Spring/Summer 1997, Volume 14.2

Editor's Note

Neila C. Seshachari

Editor's Note


After the well-focused, even rigorous, cultivation of a special issue every winter, the potpourri of articles in the spring/summer issue seems like a spontaneous outburst of spring flowers. The different genres we normally include—nonfiction, fiction, critical essays, poetry, and book reviews—offer a refreshing variety within themselves in this issue.

We lead off with W. Scott Olsen's delightfully evocative nonfiction, "The Love of Maps." Astonishingly gripping in detail and loaded with information about mapmakers, maps both ancient and modern, and history that defines little towns and communities, this piece also provides delightful insights into the traveler's own sensibilities. The love of maps comes to connote love of adventure, of nature, of exploration, of ideas, of earthlings trying to connect with one another in vast wildernesses that are barely mapable. There is a kind of joie de vivre in this essay that lingers long afterward in the reader's mind, like some enchanting aroma.

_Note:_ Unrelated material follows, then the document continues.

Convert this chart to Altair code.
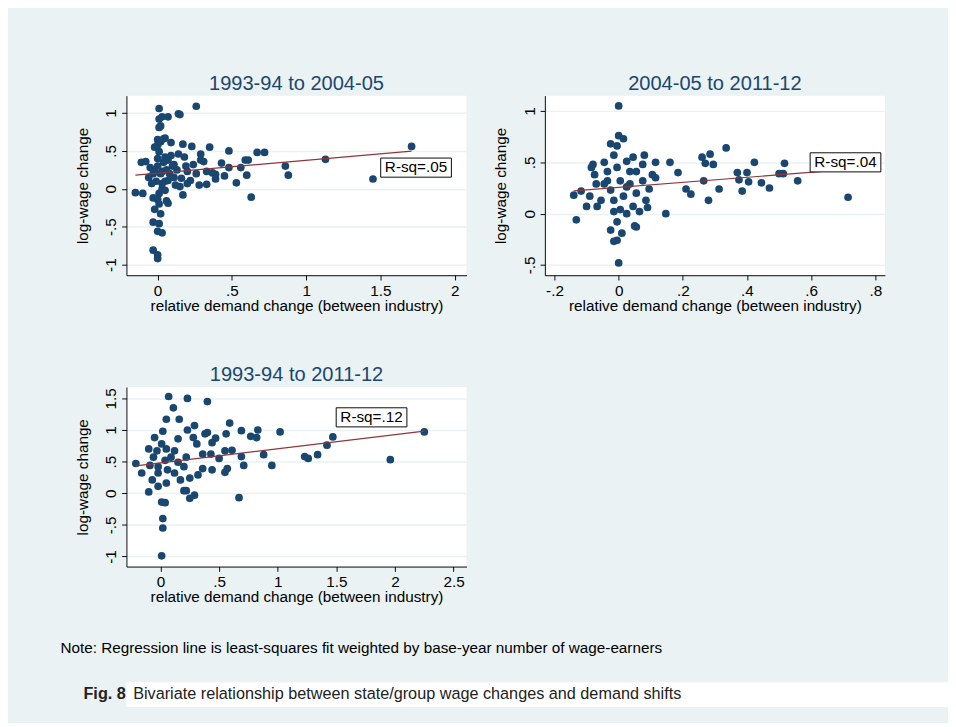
import altair as alt
import pandas as pd

# (relative demand change, log-wage change)
p1 = [(.01,1.06),(.26,1.09),(.01,.92),(.03,.95),(.07,.95),(.14,.99),(.15,.98),(.02,.83),(.01,.81),
      (.04,.66),(-.02,.55),(0,.65),(.05,.67),(.09,.61),(.17,.59),(.23,.56),(.35,.55),(.48,.50),
      (.67,.48),(.72,.48),(1.13,.39),(1.71,.56),(1.45,.13),(.86,.30),(.88,.18),(.63,-.11),(.53,.08),
      (.60,.18),(.56,.28),(.59,.38),(.61,.38),(.43,.34),(.48,.28),(.45,.17),(.39,.13),(.33,.06),
      (.28,.05),(-.15,-.05),(-.10,-.06),(-.11,.35),(-.08,.36),(-.05,.28),(-.06,.15),(-.02,-.27),
      (-.03,-.44),(0,-.56),(.03,-.58),(.01,-.46),(.02,-.33),(.07,-.19),(.06,-.16),(-.03,-.81),
      (0,-.87),(0,-.92),(-.04,.07),(.01,-.06),(.03,.07),(.05,-.02),(.11,.15),(.15,.03),(.17,-.08),
      (.2,.07),(.11,.32),(.2,.23),(.24,.32),(.29,.46),(.31,.36),(.33,.23),(.22,.11),(.09,.44),
      (.03,.23),(-.02,.23),(.01,.49),(.05,.42),(.14,.46),(.18,.42),(.07,.11),(0,-.14),(-.03,-.12),
      (.37,.21),(.39,.19),(.29,.38),(0,.3),(.02,.2),(-.01,.1),(.04,.35),(.06,.25),(.08,.2),(.1,.3),
      (.12,.05),(0,.4),(.03,0),(-.03,.2),(.05,.1),(.01,-.2),(.13,.25),(.07,.38),(.16,.14),(.19,.3),
      (.26,.2),(0,.58),(.02,.62)]
p2 = [(0,1.05),(0,.76),(.015,.73),(-.025,.68),(-.005,.66),(-.08,.48),(-.085,.45),(-.075,.38),
      (-.045,.5),(.045,.55),(.08,.57),(.115,.5),(.16,.5),(.185,.4),(.105,.38),(.115,.35),(.095,.24),
      (.21,.24),(.225,.19),(.265,.32),(.26,.55),(.285,.58),(.27,.49),(.295,.48),(.335,.64),(.28,.13),
      (.313,.24),(.37,.4),(.375,.33),(.4,.4),(.405,.31),(.423,.5),(.385,.22),(.445,.3),(.47,.25),
      (.5,.39),(.513,.39),(.517,.49),(.558,.32),(.715,.16),(-.14,.18),(-.117,.22),(-.132,-.06),
      (-.1,.07),(-.067,.07),(-.09,.17),(.147,0),(.05,-.12),(.055,-.13),(-.025,-.16),(-.015,-.27),
      (-.005,-.26),(0,-.48),(.01,-.19),(-.005,-.08),(-.015,.02),(.045,.07),(.065,.02),(.09,.06),
      (.085,.13),(-.045,.29),(-.025,.23),(.015,.17),(.035,.29),(.055,.41),(.025,.51),(-.015,.57),
      (-.035,.32),(.005,.32),(.025,.26),(-.055,.13),(-.015,.13),(.005,.04),(.075,.32),(-.07,.29),
      (-.005,.45),(-.035,.41),(.035,.41),(.055,.2),(.075,.48),(.025,0)]
p3 = [(.07,1.53),(.23,1.5),(.4,1.45),(.11,1.35),(.05,1.17),(.16,1.17),(.23,1.0),(.29,1.07),(.4,.96),
      (.38,.94),(.59,1.11),(.56,.94),(.69,.99),(.83,1.0),(.77,.9),(.82,.88),(1.02,.97),(1.47,.89),
      (1.42,.76),(1.34,.61),(1.23,.58),(1.26,.55),(1.96,.53),(2.25,.97),(.88,.61),(.95,.44),(.69,.58),
      (.71,.44),(.67,-.07),(.57,.39),(.55,.33),(.5,.55),(.55,.67),(.61,.68),(.44,.8),(.47,.87),
      (-.21,.47),(-.16,.32),(-.1,.02),(.02,-.4),(.02,-.55),(.01,-.99),(.01,-.14),(.04,-.15),(.25,-.08),
      (.29,-.03),(.22,.04),(.25,.24),(.32,.29),(.36,.39),(.44,.37),(.36,.62),(.43,.62),(.31,.78),
      (.28,.88),(.15,.86),(-.05,.88),(-.1,.7),(-.06,.57),(-.02,.42),(-.07,.21),(-.02,.11),(.05,.16),
      (.12,.32),(.17,.21),(.2,.42),(.09,.57),(.01,.78),(.05,.7),(.15,.49),(.22,.57),(.12,.67),
      (.2,.04),(.02,.98),(-.02,.32),(.04,.52),(.06,.37),(-.03,.67),(-.09,.44)]

titles = ['1993-94 to 2004-05', '2004-05 to 2011-12', '1993-94 to 2011-12']
rsq = ['R-sq=.05', 'R-sq=.04', 'R-sq=.12']
rsq_pos = [(1.74, .28), (.707, .5), (1.8, 1.2)]
x_dom = [(-.21, 2.08), (-.23, .83), (-.29, 2.61)]
y_dom = [(-1.14, 1.23), (-.6, 1.15), (-1.16, 1.68)]
x_ticks = [[0, .5, 1, 1.5, 2], [-.2, 0, .2, .4, .6, .8], [0, .5, 1, 1.5, 2, 2.5]]
y_ticks = [[-1, -.5, 0, .5, 1], [-.5, 0, .5, 1], [-1, -.5, 0, .5, 1, 1.5]]

NAVY = '#1a476f'
BG = '#eaf2f3'
strip0 = ("replace(replace(format(datum.value, '.1~f'), '\u2212', '-'), "
          "regexp('^(-?)0\\\\.'), '$1.')")


def panel(pts, i):
    df = pd.DataFrame(pts, columns=['x', 'y'])
    xs = alt.Scale(domain=list(x_dom[i]), nice=False, zero=False)
    ys = alt.Scale(domain=list(y_dom[i]), nice=False, zero=False)
    xe = alt.X('x:Q', scale=xs, title='relative demand change (between industry)',
               axis=alt.Axis(values=x_ticks[i], labelExpr=strip0, grid=False, titlePadding=0))
    ye = alt.Y('y:Q', scale=ys, title='log-wage change',
               axis=alt.Axis(values=y_ticks[i], labelExpr=strip0, labelAngle=270,
                             labelAlign='center', labelBaseline='bottom', titlePadding=14))
    base = alt.Chart(df)
    pts_layer = base.mark_circle(size=65, opacity=1, color=NAVY).encode(x=xe, y=ye)
    fit = base.transform_regression('x', 'y').mark_line(color='#90353b', strokeWidth=1.3).encode(x=xe, y=ye)
    lab = pd.DataFrame({'x': [rsq_pos[i][0]], 'y': [rsq_pos[i][1]], 't': [rsq[i]]})
    box = alt.Chart(lab).mark_rect(width=74, height=20, fill='white', stroke='black', strokeWidth=1).encode(x=xe, y=ye)
    txt = alt.Chart(lab).mark_text(fontSize=16, color='black').encode(x=xe, y=ye, text='t:N')
    return alt.layer(pts_layer, fit, box, txt).properties(
        width=356, height=188,
        title=alt.TitleParams(titles[i], fontSize=21, color=NAVY, font='Liberation Sans',
                              fontWeight='normal', anchor='middle', offset=2))


c1, c2, c3 = panel(p1, 0), panel(p2, 1), panel(p3, 2)

note = 'Note: Regression line is least-squares fit weighted by base-year number of wage-earners'
fig_x = [0, 52]
fig_t = ['Fig. 8', 'Bivariate relationship between state/group wage changes and demand shifts']
capx = alt.X('x:Q', scale=alt.Scale(domain=[0, 860]), axis=None)
cap_df = pd.DataFrame({'x': fig_x, 't': fig_t})
cap_b = alt.Chart(cap_df.iloc[:1]).mark_text(align='left', fontSize=17, fontWeight='bold', dx=-45,
                                             font='Liberation Sans', color='#222').encode(x=capx, text='t:N')
cap_n = alt.Chart(cap_df.iloc[1:]).mark_text(align='left', fontSize=17, dx=-45,
                                             font='Liberation Sans', color='#222').encode(x=capx, text='t:N')
cap = alt.layer(cap_b, cap_n).properties(width=860, height=26, view=alt.ViewBackground(fill='white', stroke=None))

top = alt.hconcat(c1, c2, spacing=28)
chart = alt.vconcat(top, c3, spacing=54).properties(
    title=alt.TitleParams(note, orient='bottom', anchor='start', fontSize=16, font='Liberation Sans',
                          fontWeight='normal', offset=37, dx=-15))
chart = alt.vconcat(chart, cap, spacing=28).properties(background=BG, padding={'left': 55, 'top': 52, 'right': 0, 'bottom': 0}
).configure_view(fill='white', stroke=None
).configure_axis(labelFont='Liberation Sans', titleFont='Liberation Sans', labelFontSize=16, titleFontSize=16,
                 titleFontWeight='normal', labelColor='black', titleColor='black', domainColor='black',
                 tickColor='black', tickSize=5, gridColor=BG, gridWidth=1.5, labelPadding=3)

chart.save('out.html', embed_options={'renderer': 'svg', 'actions': False})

Three other essays included here discuss contemporary concerns. Alma Jean Billingslea-Brown's essay, "Yearning for the Homeland: The 'Return to the Source' in Contemporary African-American Women's Fiction and Visual Art," analyzes works produced during the 1970s and 80s by four African-American women artists—Betye Saar, Faith Ringgold, Paule Marshall, and Toni Morrison, in terms of their conscious configurations to "return to the source" of motherlines. The four black-and-white figures included with this article amply illustrate Billingslea-Brown's thesis.

Jane Frazier, in tracing the recurrent subject of the natural world in W.S. Merwin's poetry, shows how Merwin felt that the ideological and physical distance between ourselves and nature has divided us humans from our most important psychic resource and basis of our being. And Ronald K. Morrison, in his essay on Christina Rossetti, posits that even though her uncle Polidori's sensational tale, The Vampyre, was a likely source for her own Goblin Market, Rossetti revitalizes both the tale and the concept of vampirism by narrating the tale from a feminine perspective and life-affirming relationships between sisters. "Rossetti rewrites the vampire myth to celebrate—part literally and part symbolically—the fecund power of feminine sexuality and feminine imagination," he asserts.

The five fictions in this issue will also delight readers with their range of subject matter. Darin Cozzens's story takes us into the ordered world of Ferrill Ray and his smug testimonies at church—testimonies that are staples of a Mormon ward. The story is not without its tensions and irony. Peter Donahue's "The Cyst" explores the psyche of an educated, middle-aged loner in an urban setting, who is unable to make genuine connections, especially with the females he wants to cultivate. Lewis NKosi's excerpt, "The Emissary," from his novel, Underground People, is tense with political overtones. James Knudsen's "I'm Not Here" traces sterile relationships on university campuses. J. K. Colvin's "Biba" is a heart-warming story about immigrant family ties and goodbyes.

Ten poets, including Janet Sylvester, Rick Kempa, and Simon Perchik, are featured in this issue. The five books reviewed include Wallace Stegner: His Life and Work, and Paved Paradise: The Challenge of Growth in the New West.

Last year, at this time, I shared the news with our readers that cuts in our budget seriously threatened the production of our spring/summer issue—the third in the fiscal year. I am delighted to report that our own rigorous day-to-day economy in running the office and generous gifts from our Advisory Board members and donors have dispelled our fears. I find that no words in my repertoire encompass all the nuances of my gratitude for their help, so I am going to say a simple, heartfelt THANK YOU to them. They contribute more than they realize to the quality of the mind and heart in our society by helping the production and dissemination of arts and humanities.

It is in the nature of the American Dream and the American temper to create opportunities out of crises. Our fiscal threat, if at all, has challenged us to explore electronic avenues to reach out in new ways to our patrons and readers. Weber Studies will soon have a HomePage. We are committed to excellence. By the time this issue reaches you, our Winter 1997 special issue on Technology and the Arts will have gone on the web. Browse through it on <http://www.altx.com/ebr> to savor it on the electronic book review. If we are successful in finding donors who espouse our cause, we may be able to get the (electronic) hardware and software to launch such a venture from our office. At this moment, these are only our exploratory aspirations. I know from experience that shared aspirations have a better chance of becoming a reality.